**What the task requires**. Retype only the lines from the one containing "Clone this chart in matplotlib." through the one containing "xs = np.array([x.min(), x.max()])", both included, word for word. Pictures stay out of the copy.

**Source material**.
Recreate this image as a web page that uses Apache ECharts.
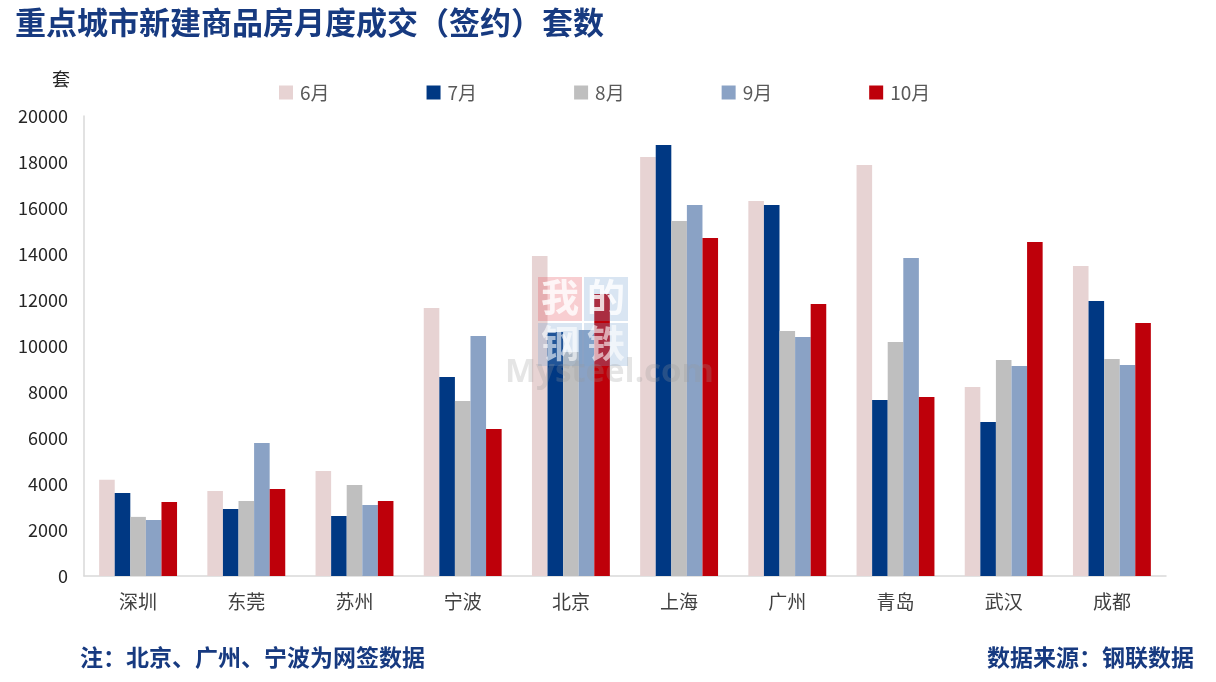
<!DOCTYPE html>
<html>
<head>
<meta charset="utf-8">
<script src="https://cdn.jsdelivr.net/npm/echarts@6/dist/echarts.min.js"></script>
<style>
  html, body { margin: 0; padding: 0; background: #fff; }
  #chart { width: 1216px; height: 682px; }
</style>
</head>
<body>
<div id="chart"></div>
<script>
const cities = ['深圳', '东莞', '苏州', '宁波', '北京', '上海', '广州', '青岛', '武汉', '成都']
const months = ['6月', '7月', '8月', '9月', '10月']

// 各月成交套数
const jun = [4180, 3700, 4570, 11650, 13910, 18220, 16300, 17870, 8220, 13480]
const jul = [3610, 2910, 2610, 8650, 10610, 18740, 16130, 7650, 6700, 11960]
const aug = [2570, 3260, 3960, 7610, 9740, 15430, 10650, 10170, 9390, 9430]
const sep = [2430, 5780, 3090, 10430, 10700, 16130, 10390, 13830, 9130, 9170]
const oct = [3220, 3780, 3260, 6390, 12260, 14700, 11830, 7780, 14520, 11000]

const colors = ['#E7D3D3', '#003883', '#BFBFBF', '#8AA2C5', '#BE000A']
const seriesData = [jun, jul, aug, sep, oct]

const FONT = '"Noto Sans CJK SC", "Noto Sans", sans-serif'
const chart = echarts.init(document.getElementById('chart'))

chart.setOption({
  backgroundColor: '#fff',
  animation: false,
  textStyle: { fontFamily: FONT },
  title: {
    text: '重点城市新建商品房月度成交（签约）套数',
    left: 10,
    top: 2,
    textStyle: { fontSize: 31, fontWeight: 'bold', color: '#173A80', fontFamily: FONT },
  },
  legend: {
    top: 78,
    left: 274,
    itemWidth: 14,
    itemHeight: 14,
    itemGap: 97,
    icon: 'rect',
    textStyle: { fontSize: 19, color: '#595959', padding: [0, 0, 0, 2] },
    data: months,
  },
  grid: { left: 84, right: 50, top: 116, bottom: 106 },
  xAxis: {
    type: 'category',
    data: cities,
    axisLine: { lineStyle: { color: '#D9D9D9', width: 1.5 } },
    axisTick: { show: false },
    axisLabel: { fontSize: 19, color: '#404040', margin: 16 },
  },
  yAxis: {
    type: 'value',
    min: 0,
    max: 20000,
    interval: 2000,
    name: '套',
    nameLocation: 'end',
    nameGap: 28,
    nameTextStyle: { fontSize: 18, color: '#262626', align: 'right', padding: [0, 14, 0, 0] },
    axisLine: { show: true, lineStyle: { color: '#D9D9D9', width: 1.5 } },
    axisTick: { show: false },
    splitLine: { show: false },
    axisLabel: { fontSize: 18, color: '#262626', margin: 16, formatter: v => String(v) },
  },
  series: months.map((m, i) => ({
    name: m,
    type: 'bar',
    data: seriesData[i],
    barGap: '0%',
    barCategoryGap: '28%',
    itemStyle: { color: colors[i] },
  })),
  graphic: [
    // 水印
    { type: 'rect', left: 538, top: 277, shape: { width: 44, height: 44 }, style: { fill: 'rgba(230,80,90,0.28)' }, z: 100 },
    { type: 'rect', left: 584, top: 277, shape: { width: 44, height: 44 }, style: { fill: 'rgba(120,160,210,0.28)' }, z: 100 },
    { type: 'rect', left: 538, top: 323, shape: { width: 44, height: 43 }, style: { fill: 'rgba(120,160,210,0.28)' }, z: 100 },
    { type: 'rect', left: 584, top: 323, shape: { width: 44, height: 43 }, style: { fill: 'rgba(120,160,210,0.28)' }, z: 100 },
    { type: 'text', left: 541, top: 278, style: { text: '我', fill: 'rgba(255,255,255,0.8)', font: 'bold 38px "Noto Sans CJK SC"' }, z: 101 },
    { type: 'text', left: 587, top: 278, style: { text: '的', fill: 'rgba(255,255,255,0.8)', font: 'bold 38px "Noto Sans CJK SC"' }, z: 101 },
    { type: 'text', left: 541, top: 324, style: { text: '钢', fill: 'rgba(255,255,255,0.6)', font: 'bold 38px "Noto Sans CJK SC"' }, z: 101 },
    { type: 'text', left: 587, top: 324, style: { text: '铁', fill: 'rgba(255,255,255,0.6)', font: 'bold 38px "Noto Sans CJK SC"' }, z: 101 },
    { type: 'text', left: 505, top: 356, style: { text: 'Mysteel.com', font: 'bold 33px "Open Sans"', fill: 'rgba(150,150,150,0.25)' }, z: 101 },
    // 脚注
    {
      type: 'text', left: 80, top: 646,
      style: { text: '注：北京、广州、宁波为网签数据', font: 'bold 23px "Noto Sans CJK SC"', fill: '#173A80' },
    },
    {
      type: 'text', right: 22, top: 646,
      style: { text: '数据来源：钢联数据', font: 'bold 23px "Noto Sans CJK SC"', fill: '#173A80' },
    },
  ],
})
</script>
</body>
</html>
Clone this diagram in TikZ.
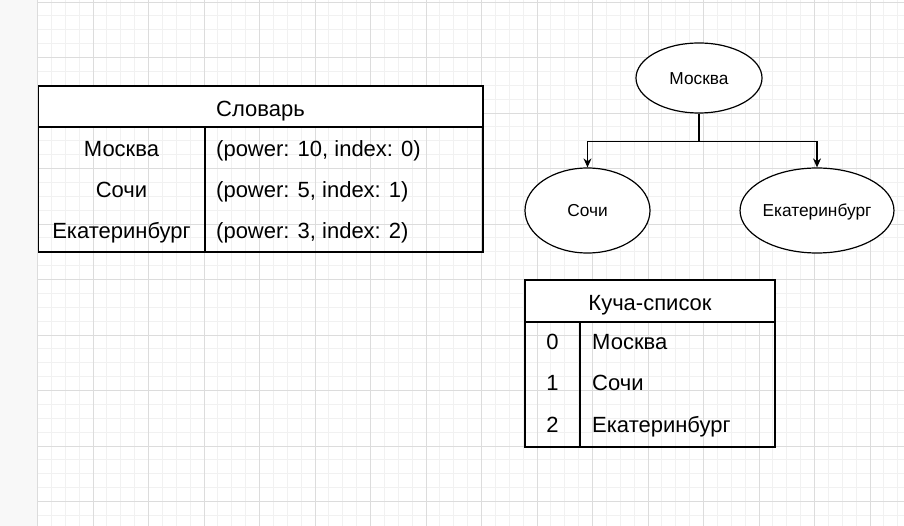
\documentclass[tikz,border=0pt]{standalone}
\usepackage{fontspec}
\setmainfont{Liberation Sans}
\usetikzlibrary{shapes.geometric,arrows.meta}
\definecolor{minorgrid}{HTML}{F1F1F1}
\definecolor{majorgrid}{HTML}{DCDCDC}
\definecolor{sidebar}{HTML}{F8F8F8}
\tikzset{
  tbl/.style={draw=black, line width=1.2pt},
  big/.style={font=\fontsize{22}{25}\selectfont, inner sep=0pt, text height=15.75pt, text depth=0pt},
  small/.style={font=\fontsize{17.3}{20}\selectfont, inner sep=0pt, text height=12.4pt, text depth=0pt},
  city/.style={ellipse, draw=black, line width=1.2pt, fill=white, inner sep=0pt},
  arr/.style={draw=black, line width=1.2pt, -{Stealth[length=9pt,width=8pt]}},
}
\begin{document}
\begin{tikzpicture}[x=1pt,y=-1pt]
\useasboundingbox (0,0) rectangle (904,526);
\fill[white] (0,0) rectangle (904,526);
\fill[sidebar] (0,0) rectangle (37.5,526);
% grid
\foreach \i in {0,...,62} \draw[minorgrid, line width=0.8pt] ({37.5+\i*13.875},0) -- ({37.5+\i*13.875},526);
\foreach \i in {0,...,37} \draw[minorgrid, line width=0.8pt] (37.5,{2+\i*13.875}) -- (904,{2+\i*13.875});
\foreach \i in {0,...,15} \draw[majorgrid, line width=0.8pt] ({37.5+\i*55.5},0) -- ({37.5+\i*55.5},526);
\foreach \i in {0,...,9} \draw[majorgrid, line width=0.8pt] (37.5,{2+\i*55.5}) -- (904,{2+\i*55.5});

% left table
\fill[white] (38.5,86) rectangle (483,127);
\draw[tbl] (38.5,86) rectangle (483,252);
\draw[tbl] (38.5,127) -- (483,127);
\draw[tbl] (205,127) -- (205,252);
\node[big] (dict) at (260.5,108.3) {Словарь};
\node[big] (dk1) at (121.5,149) {Москва};
\node[big] (dk2) at (121.5,189.2) {Сочи};
\node[big] (dk3) at (121.5,230.5) {Екатеринбург};
\node[big, anchor=west] (dv1) at (216,149) {(power: 10, index: 0)};
\node[big, anchor=west] (dv2) at (216,189.2) {(power: 5, index: 1)};
\node[big, anchor=west] (dv3) at (216,230.5) {(power: 3, index: 2)};

% right table
\fill[white] (525,280) rectangle (775,322);
\draw[tbl] (525,280) rectangle (775,447);
\draw[tbl] (525,322) -- (775,322);
\draw[tbl] (580,322) -- (580,447);
\node[big] (heap) at (650,302.5) {Куча-список};
\node[big] (hk1) at (552.5,341.7) {0};
\node[big] (hk2) at (552.5,382.5) {1};
\node[big] (hk3) at (552.5,424.2) {2};
\node[big, anchor=west] (hv1) at (592,341.7) {Москва};
\node[big, anchor=west] (hv2) at (592,382.5) {Сочи};
\node[big, anchor=west] (hv3) at (592,424.2) {Екатеринбург};

% tree
\node[city, small, minimum width=126pt, minimum height=70pt] (m) at (699,78) {Москва};
\node[city, small, minimum width=125pt, minimum height=85pt] (s) at (587.5,210.5) {Сочи};
\node[city, small, minimum width=140pt, minimum height=85pt] (e) at (817,210.5) {Екатеринбург};
\draw[arr] (m.south) -- ++(0,28) -| (s.north);
\draw[arr] (m.south) -- ++(0,28) -| (e.north);
\end{tikzpicture}
\end{document}
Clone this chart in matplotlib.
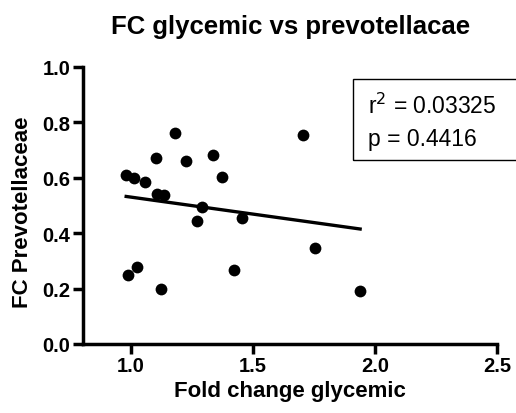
import matplotlib

matplotlib.use("Agg")
import matplotlib.pyplot as plt
import numpy as np
from matplotlib.patches import Rectangle

plt.rcParams.update({
    "font.family": ["Liberation Sans", "DejaVu Sans"],
    "axes.linewidth": 2.5,
})

fold_glycemic = [0.980, 1.012, 1.057, 1.102, 1.180, 1.225, 1.337, 1.372, 1.108, 1.135,
                 1.290, 1.272, 1.456, 1.706, 1.754, 0.989, 1.026, 1.422, 1.123, 1.939]
fc_prevotella = [0.610, 0.598, 0.586, 0.671, 0.762, 0.662, 0.682, 0.602, 0.541, 0.538,
                 0.493, 0.445, 0.454, 0.755, 0.348, 0.250, 0.279, 0.267, 0.199, 0.190]
r_squared = "0.03325"
p_value = "0.4416"

x = np.array(fold_glycemic)
y = np.array(fc_prevotella)
slope, intercept = np.polyfit(x, y, 1)
xs = np.array([x.min(), x.max()])

W, H = 516, 414
fig = plt.figure(figsize=(W / 100, H / 100), dpi=100)
ax = fig.add_axes([83 / W, 1 - 345 / H, (497 - 83) / W, (345 - 68) / H])

ax.scatter(x, y, s=72, color="black", zorder=3, linewidths=0)
ax.plot(xs, intercept + slope * xs, color="black", linewidth=2.4, zorder=2)

ax.set_xlim(0.803, 2.5)
ax.set_ylim(0, 1.0)
ax.set_xticks([1.0, 1.5, 2.0, 2.5])
ax.set_yticks([0.0, 0.2, 0.4, 0.6, 0.8, 1.0])
ax.set_xticklabels(["1.0", "1.5", "2.0", "2.5"], fontweight="bold")
ax.set_yticklabels(["0.0", "0.2", "0.4", "0.6", "0.8", "1.0"], fontweight="bold")
ax.tick_params(axis="both", direction="out", length=7, width=2.5, labelsize=14.5,
               color="black", pad=2)
for s in ("top", "right"):
    ax.spines[s].set_visible(False)
ax.spines["left"].set_bounds(0, 1.0)
ax.set_xlabel("Fold change glycemic", fontsize=16, fontweight="bold", va="center")
ax.xaxis.set_label_coords(0.5, -47 / 277)
ax.set_ylabel("FC Prevotellaceae", fontsize=16, fontweight="bold", va="center")
ax.yaxis.set_label_coords(-61 / 414, 0.478)

fig.text(291 / W, 1 - 27 / H, "FC glycemic vs prevotellacae", ha="center", va="center",
         fontsize=18.5, fontweight="bold")

fig.patches.append(Rectangle((352.7 / W, 1 - 161 / H), 0.5, (161 - 80) / H,
                             transform=fig.transFigure, fill=False,
                             edgecolor="black", linewidth=1.0))
fig.text(368 / W, 1 - 106 / H, f"r$^2$ = {r_squared}", ha="left", va="center", fontsize=16.5)
fig.text(368 / W, 1 - 140 / H, f"p = {p_value}", ha="left", va="center", fontsize=16.5)

fig.savefig("out.png", dpi=100)
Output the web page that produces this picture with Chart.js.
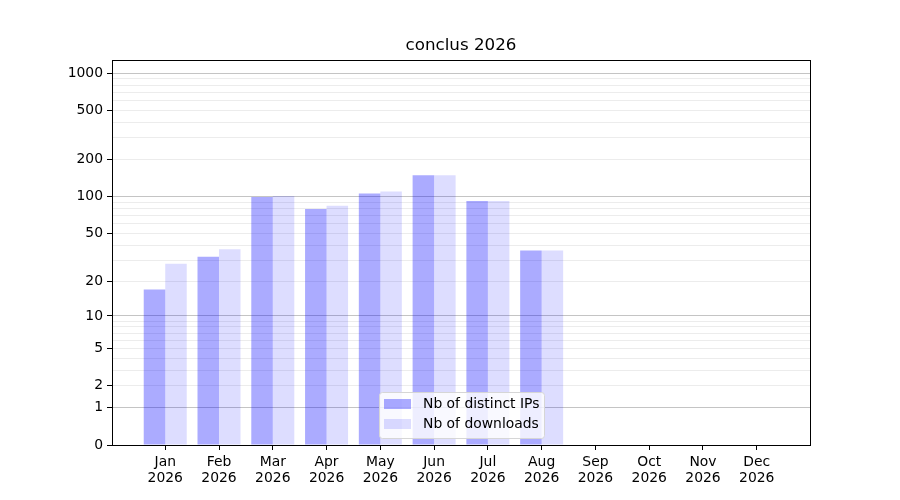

**Task solution**.
Clone this chart in matplotlib.
import matplotlib

matplotlib.use("Agg")
import matplotlib.pyplot as plt
import numpy as np
from matplotlib.patches import Rectangle

plt.rcParams.update({
    "font.family": ["Liberation Sans", "DejaVu Sans"],
    "axes.linewidth": 2.5,
})

fold_glycemic = [0.980, 1.012, 1.057, 1.102, 1.180, 1.225, 1.337, 1.372, 1.108, 1.135,
                 1.290, 1.272, 1.456, 1.706, 1.754, 0.989, 1.026, 1.422, 1.123, 1.939]
fc_prevotella = [0.610, 0.598, 0.586, 0.671, 0.762, 0.662, 0.682, 0.602, 0.541, 0.538,
                 0.493, 0.445, 0.454, 0.755, 0.348, 0.250, 0.279, 0.267, 0.199, 0.190]
r_squared = "0.03325"
p_value = "0.4416"

x = np.array(fold_glycemic)
y = np.array(fc_prevotella)
slope, intercept = np.polyfit(x, y, 1)
xs = np.array([x.min(), x.max()])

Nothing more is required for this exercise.